The availability of music education in primary and secondary schools is among the worst in Europe, and Dublin remains in the strange position of being a European capital city without an opera house or a functioning, year-round opera company.

Contrast all of this with the fact that the new state was alert about the musical issues it was actually interested in. It was quick off the mark in setting up a Garda band and a number of Army bands, as well as an Army School of Music. All of these were up and running by 1923.

As late as the 1990s the Army was still in a league of its own as the largest employer of full-time musicians in the state. Its tally then exceeded the combined total of RTÉ’s two orchestras and the Garda Band.

Developments in RTÉ over the last few years have been eating away at the national broadcaster’s employment of musicians. The station has been using a form of atrophy, by not filling posts as they are vacated, as well as a more active strategy of allowing its orchestral musicians to avail of voluntary redundancy schemes.

More than 20 jobs have already disappeared in this way, and one highly placed source in RTÉ has said that by next June about one in five of the total of positions in the RTÉ National Symphony Orchestra and the RTÉ Concert Orchestra will have been vacated. The number of filled positions does not equate to the number of players on stage on any particular night. And RTÉ’s printed lists of players do not distinguish between actual members of the orchestras and deputies hired in for the occasion.
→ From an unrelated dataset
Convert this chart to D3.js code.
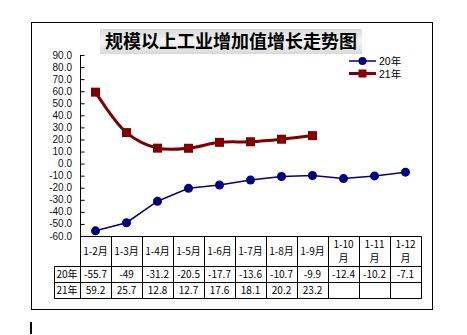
<!DOCTYPE html>
<html><head><meta charset="utf-8">
<script src="https://cdn.jsdelivr.net/npm/d3@7"></script>
<style>body{margin:0;background:#fff}svg{display:block}</style>
</head><body>
<script>
const title = "规模以上工业增加值增长走势图";
const categories = ["1-2月","1-3月","1-4月","1-5月","1-6月","1-7月","1-8月","1-9月","1-10月","1-11月","1-12月"];
const seriesNames = ["20年","21年"];
const values20 = [-55.7,-49,-31.2,-20.5,-17.7,-13.6,-10.7,-9.9,-12.4,-10.2,-7.1];
const values21 = [59.2,25.7,12.8,12.7,17.6,18.1,20.2,23.2];
const yTicks = [90,80,70,60,50,40,30,20,10,0,-10,-20,-30,-40,-50,-60];

const W=467,H=335;
const svg=d3.select("body").append("svg").attr("width",W).attr("height",H);
const font='"Noto Sans CJK SC", "DejaVu Sans", sans-serif';
const numFont='"Liberation Sans", "Noto Sans CJK SC", sans-serif';

// outer frame
svg.append("rect").attr("x",31.5).attr("y",22.5).attr("width",401).attr("height",287)
  .attr("fill","#fff").attr("stroke","#000");

// title
const grad=svg.append("defs").append("linearGradient").attr("id","tg").attr("x1",0).attr("y1",0).attr("x2",0).attr("y2",1);
grad.append("stop").attr("offset","0%").attr("stop-color","#d9d9d9");
grad.append("stop").attr("offset","50%").attr("stop-color","#f4f4f4");
grad.append("stop").attr("offset","100%").attr("stop-color","#d9d9d9");
svg.append("rect").attr("x",100).attr("y",29).attr("width",262).attr("height",25).attr("fill","url(#tg)");
svg.append("text").attr("x",231).attr("y",48).attr("text-anchor","middle")
  .attr("font-family",font).attr("font-size",18).attr("font-weight","bold").attr("fill","#000")
  .text(title);

// scales
const x=d3.scaleBand().domain(categories).range([80,421]);
const y=d3.scaleLinear().domain([-60,90]).range([236,55]);
const cx=c=>x(c)+x.bandwidth()/2;

// y axis
const fmt=v=>(v<0?"-":"")+Math.abs(v).toFixed(1);
const yAxis=d3.axisRight(y).tickValues(yTicks).tickFormat("").tickSize(4);
const ga=svg.append("g").attr("transform","translate(80,0)").call(yAxis);
ga.select(".domain").attr("d","M0.5,"+y(90)+"V"+y(-60)).attr("stroke","#000");
ga.selectAll(".tick line").attr("stroke","#000").attr("transform","translate(0.5,0)");
svg.append("g").selectAll("text").data(yTicks).join("text")
  .attr("x",72).attr("y",d=>y(d)+3.5).attr("text-anchor","end")
  .attr("font-family",numFont).attr("font-size",10).attr("fill","#111")
  .text(fmt);

// series 20
const pts20=values20.map((v,i)=>[cx(categories[i]),y(v)]);
svg.append("path").attr("d",d3.line()(pts20)).attr("fill","none").attr("stroke","#000080").attr("stroke-width",1.5);
svg.append("g").selectAll("circle").data(pts20).join("circle")
  .attr("cx",d=>d[0]).attr("cy",d=>d[1]).attr("r",4.5).attr("fill","#000080");

// series 21
const pts21=values21.map((v,i)=>[cx(categories[i]),y(v)]);
svg.append("path").attr("d",d3.line().curve(d3.curveCatmullRom.alpha(0.5))(pts21))
  .attr("fill","none").attr("stroke","#800000").attr("stroke-width",3);
svg.append("g").selectAll("rect").data(pts21).join("rect")
  .attr("x",d=>d[0]-4.5).attr("y",d=>d[1]-4.5).attr("width",9).attr("height",9).attr("fill","#800000");

// legend
const lg=svg.append("g");
lg.append("line").attr("x1",349).attr("x2",376).attr("y1",61).attr("y2",61).attr("stroke","#000080").attr("stroke-width",1.5);
lg.append("circle").attr("cx",362.5).attr("cy",61).attr("r",4).attr("fill","#000080");
lg.append("line").attr("x1",349).attr("x2",376).attr("y1",73.5).attr("y2",73.5).attr("stroke","#800000").attr("stroke-width",3);
lg.append("rect").attr("x",358.5).attr("y",69.5).attr("width",8).attr("height",8).attr("fill","#800000");
lg.selectAll("text").data(seriesNames).join("text")
  .attr("x",379).attr("y",(d,i)=>65+i*12.5).attr("font-family",numFont).attr("font-size",10.5).attr("fill","#000").text(d=>d);

// data table
const tb=svg.append("g").attr("font-family",font).attr("font-size",10).attr("fill","#000");
const L=54.5,R=421.5,T0=236.5,T1=266.5,T2=282.5,T3=298.5;
const ln=(x1,y1,x2,y2)=>tb.append("line").attr("x1",x1).attr("y1",y1).attr("x2",x2).attr("y2",y2).attr("stroke","#000");
ln(80,T0,R,T0); ln(L,T1,R,T1); ln(L,T2,R,T2); ln(L,T3,R,T3);
ln(L,T1,L,T3);
categories.forEach(c=>ln(Math.round(x(c))+0.5,T0,Math.round(x(c))+0.5,T3));
ln(R,T0,R,T3);
categories.forEach(c=>{
  const m=c.match(/^(1-\d+)(月)$/);
  if(c.length>4){
    tb.append("text").attr("x",cx(c)).attr("y",248).attr("text-anchor","middle").text(m[1]);
    tb.append("text").attr("x",cx(c)).attr("y",262).attr("text-anchor","middle").text(m[2]);
  } else {
    tb.append("text").attr("x",cx(c)).attr("y",255).attr("text-anchor","middle").text(c);
  }
});
tb.append("text").attr("x",67).attr("y",278).attr("text-anchor","middle").text(seriesNames[0]);
tb.append("text").attr("x",67).attr("y",294).attr("text-anchor","middle").text(seriesNames[1]);
values20.forEach((v,i)=>tb.append("text").attr("x",cx(categories[i])).attr("y",278).attr("text-anchor","middle").text(String(v)));
values21.forEach((v,i)=>tb.append("text").attr("x",cx(categories[i])).attr("y",294).attr("text-anchor","middle").text(String(v)));

// stray cursor mark below the frame
svg.append("rect").attr("x",30).attr("y",322).attr("width",2).attr("height",12).attr("fill","#000");
</script>
</body></html>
There has long been speculation about the disappearance of one or other of the orchestras. The rumours tend to peak when the station is tightening its belt, and after a bout of cutbacks in the mid-1990s the then minster for arts, Michael D Higgins, set up a review group to report on the situation.

The group was chaired by pianist John O'Conor, and in January 1996 its deliberations were published as the Piano Report – the acronym is derived from Provision and Institutional Arrangements Now for Orchestras and Ensembles.

The main recommendations were that “the NSO should be established by law under an independent board answerable directly to the Minster for Arts, Culture and the Gaeltacht”, that the orchestra should be strengthened by “the creation of more named posts”, should have “a radically new working arrangement”, should “in the long term” be funded directly by the Government. The report also recommended that the relevant legislation should be amended “to require that RTÉ adequately maintains and supports the RTÉCO and the RTÉ String Quartet”.

Broadcasting Act    

The Broadcasting Act 2009 does in fact state the third of the objectives of RTÉ as being “to establish and maintain orchestras, choirs and other cultural performing groups in connection with the services of RTÉ”.

All of this seems well and good, and chimes with the Government thinking behind Creative Ireland, which is intended to place creative and the arts at the centre of public policy. The cultural investment section on Creative Ireland's website even has an image of the front of the National Concert Hall.

But RTÉ's strategy document for 2013 to 2017 lists its performing groups as "complementary services" rather than "core services". And the shrinkage in RTÉ's pool of musician employees has triggered speculation about the merger RTÉ's two orchestras possibly as early as next June.

After the idea of a merger began to circulate, Aodán Ó Dubhghaill, head of RTÉ’s orchestras, lyric fm, quartet and choirs, felt the need to email the station’s orchestral players.

He explained to them that while their work is “integral to the successful implementation of RTÉ’s arts and culture strategy” the broadcaster has “committed to a review of its provision of orchestral services”. The review, which will be carried out “in the context of RTÉ’s current financial situation”, was put out to tender (the closing date was last Friday), and Ó Dubhghaill expects the finished document in February.

Will the Government’s much-vaunted creative strategy have any bearing on whether RTÉ can effectively axe an orchestra? Your guess is as good as mine.